Enam Medical College & Hospital (EMCH) (এনাম মেডিকেল কলেজ ও হাসপাতাল) is a private medical school in Bangladesh, established in 2003. It is located in Savar, Dhaka. It is affiliated with University of Dhaka as a constituent college.

==History==
Enam clinic was established in 1989 by Md Enamur Rahman. It was established as a medical college and renamed to Enam Medical College and Hospital in 2003 in Savar, Dhaka District, Bangladesh. 1,700 garment workers from the 2013 Rana Plaza collapse in Savar were treated in Enam Medical College.

==Academics==
The college offers a five-year course of study, approved by the Bangladesh Medical and Dental Council (BMDC), leading to a Bachelor of Medicine, Bachelor of Surgery (MBBS) degree from Dhaka University. After passing the final professional examination, there is a compulsory one-year internship. The internship is a prerequisite for obtaining registration from the BMDC to practice medicine. The academic calendar runs from January through December. In October 2014, the Ministry of Health and Family Welfare capped admission and tuition fees at private medical colleges at 1,990,000 Bangladeshi taka (US$25,750 as of 2014) total for their five-year courses.

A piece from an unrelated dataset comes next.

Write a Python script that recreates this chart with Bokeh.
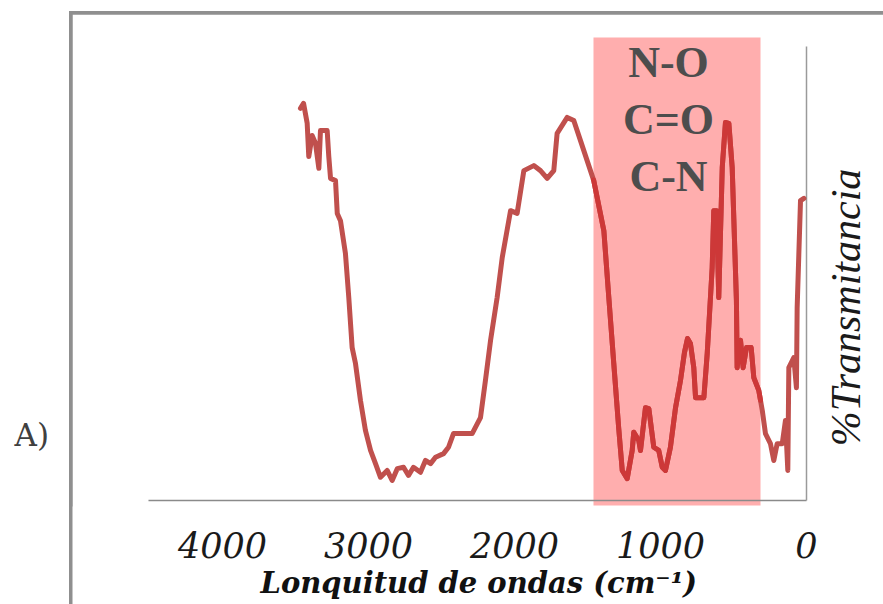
import numpy as np
from bokeh.plotting import figure
from bokeh.models import Range1d, FixedTicker, Label, BoxAnnotation, Title
from bokeh.embed import file_html
from bokeh.resources import INLINE

# ---- data ----
wavenumber = [3466, 3445, 3420, 3409, 3386, 3363, 3340, 3329, 3283, 3272,
              3260, 3226, 3214, 3192, 3158, 3135, 3112, 3089, 3055, 3021,
              2986, 2952, 2918, 2872, 2838, 2803, 2760, 2726, 2692, 2644,
              2610, 2575, 2541, 2486, 2452, 2418, 2358, 2290, 2233, 2199,
              2164, 2119, 2084, 2027, 1982, 1936, 1868, 1822, 1776, 1731,
              1708, 1639, 1594, 1548, 1457, 1388, 1354, 1320, 1286, 1262,
              1228, 1194, 1183, 1149, 1137, 1103, 1080, 1046, 1012, 988,
              966, 932, 897, 863, 836, 815, 795, 772, 760, 703,
              680, 646, 635, 616, 601, 577, 555, 532, 509, 480,
              475, 452, 434, 411, 379, 361, 327, 303, 281, 247,
              224, 201, 166, 144, 128, 121, 87, 69, 64, 41, 18]
transmittance = [86.2, 87.3, 82.9, 75.6, 80.2, 78.5, 73.0, 81.3, 81.3, 75.6,
                 70.8, 70.3, 63.1, 61.5, 54.3, 44.6, 33.6, 30.1, 22.0, 15.4,
                 11.0, 8.1, 5.1, 6.6, 4.4, 7.0, 7.3, 5.5, 7.3, 6.2,
                 8.8, 8.1, 9.5, 10.3, 11.7, 14.7, 14.7, 14.7, 18.2, 26.4,
                 35.2, 44.6, 53.4, 63.7, 63.1, 72.5, 73.6, 72.5, 70.8, 72.5,
                 80.7, 84.2, 83.5, 79.1, 70.3, 59.3, 44.6, 30.1, 15.8, 6.6,
                 4.8, 11.0, 15.0, 13.2, 11.0, 20.4, 20.2, 11.7, 11.0, 7.3,
                 6.6, 11.7, 20.4, 26.4, 32.5, 35.6, 34.5, 29.2, 22.6, 22.6,
                 32.3, 51.2, 63.7, 63.7, 44.6, 73.2, 83.1, 82.9, 73.2, 44.0,
                 29.2, 35.2, 29.2, 33.6, 33.6, 27.0, 24.2, 19.8, 14.7, 12.5,
                 8.8, 12.5, 12.5, 17.6, 6.6, 29.2, 31.4, 24.8, 42.4, 65.9, 66.4]
x_ticks = [4000, 3000, 2000, 1000, 0]
band = [1459, 315]          # highlighted region (cm-1)
band_labels = ["N-O", "C=O", "C-N"]
axis_span = [4507, 0]       # drawn extent of the x axis line

# ---- layout helpers (canvas pixel -> data) ----
def wx(px):
    return (806 - px) / 0.146

def ty(py):
    return (500 - py) / 4.55

W, H = 883, 604
FRAME_BOTTOM = 506
frame_css = {
    "background-image": "linear-gradient(#8f8f8f,#8f8f8f), linear-gradient(#8f8f8f,#8f8f8f)",
    "background-size": "3.5px 600px, 900px 3.5px",
    "background-position": "68.5px 10.5px, 68.5px 10.5px",
    "background-repeat": "no-repeat",
}
p = figure(width=W, height=H, output_backend="svg", toolbar_location=None,
           x_range=Range1d(wx(0), wx(W)), y_range=Range1d(ty(FRAME_BOTTOM), ty(0)),
           y_axis_location=None, x_axis_location="below",
           min_border_left=0, min_border_right=0, min_border_top=0,
           min_border_bottom=H - FRAME_BOTTOM, styles=frame_css)
p.grid.visible = False
p.outline_line_color = None
p.background_fill_color = None
p.border_fill_color = None

ax = p.xaxis[0]
ax.ticker = FixedTicker(ticks=x_ticks)
ax.axis_line_color = None
ax.major_tick_line_color = None
ax.minor_tick_line_color = None
ax.major_tick_out = 0
ax.major_tick_in = 0
ax.major_label_standoff = 25
ax.major_label_text_font = "DejaVu Serif"
ax.major_label_text_font_style = "italic"
ax.major_label_text_font_size = "35px"
ax.major_label_text_color = "#1a1a1a"

p.add_layout(Title(text="Lonquitud de ondas (cm\u207b\u00b9)", align="left", offset=260,
                   standoff=6, text_font="DejaVu Serif", text_font_style="bold italic",
                   text_font_size="29px", text_color="#111111"), "below")

# picture frame lines (left and top) inside the frame
p.add_layout(BoxAnnotation(left=wx(68.5), right=wx(72), top=ty(10.5), bottom=ty(620),
                           fill_color="#8f8f8f", fill_alpha=1, line_color=None))
p.add_layout(BoxAnnotation(left=wx(68.5), right=wx(890), top=ty(10.5), bottom=ty(14),
                           fill_color="#8f8f8f", fill_alpha=1, line_color=None))

# highlighted band
p.quad(left=band[0], right=band[1], bottom=ty(505), top=ty(37),
       fill_color="#FFAEAE", line_color=None)

# axis lines
p.segment(x0=axis_span[0], y0=0, x1=axis_span[1], y1=0, line_color="#8a8a8a", line_width=1.3)
p.segment(x0=0, y0=0, x1=0, y1=ty(46), line_color="#9a9a9a", line_width=1.5)

# spectrum
w = np.array(wavenumber, dtype=float)
t = np.array(transmittance, dtype=float)
p.line(w, t, line_color="#C0504D", line_width=5, line_join="round", line_cap="round")

hi, lo = band
order = np.argsort(w)
mask = (w <= hi) & (w >= lo)
wi = np.concatenate([[hi], w[mask], [lo]])
ti = np.concatenate([[np.interp(hi, w[order], t[order])], t[mask],
                     [np.interp(lo, w[order], t[order])]])
p.line(wi, ti, line_color="#CD3838", line_width=5, line_join="round", line_cap="round")

# band labels
for i, lab in enumerate(band_labels):
    p.add_layout(Label(x=wx(668), y=ty(62 + 57 * i), text=lab,
                       text_align="center", text_baseline="alphabetic",
                       text_font="Liberation Serif", text_font_style="bold",
                       text_font_size="44px", text_color="#4d4d4d"))

# y-axis title (right) and panel tag
p.add_layout(Label(x=wx(845), y=ty(307), text="%Transmitancia", angle=np.pi / 2,
                   text_align="center", text_baseline="alphabetic",
                   text_font="Liberation Serif", text_font_style="italic",
                   text_font_size="42px", text_color="#1a1a1a"))
p.add_layout(Label(x=wx(14), y=ty(434), text="A)", text_align="left",
                   text_baseline="alphabetic", text_font="DejaVu Serif",
                   text_font_size="31px", text_color="#404040"))

open("out.html", "w").write(file_html(p, INLINE, title="IR"))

Admission for Bangladeshis to the MBBS programme at all medical colleges in Bangladesh (government and private) is conducted centrally by the Directorate General of Health Services (DGHS). It administers a written multiple choice question exam simultaneously throughout the country. Candidates are admitted based primarily on their score on this test, although grades at Secondary School Certificate (SSC) and Higher Secondary School Certificate (HSC) level also play a part. 50% of seats are reserved for foreign students. Admission for foreign students is based on their SSC and HSC grades. As of July 2014, the college is allowed to admit 100 students annually.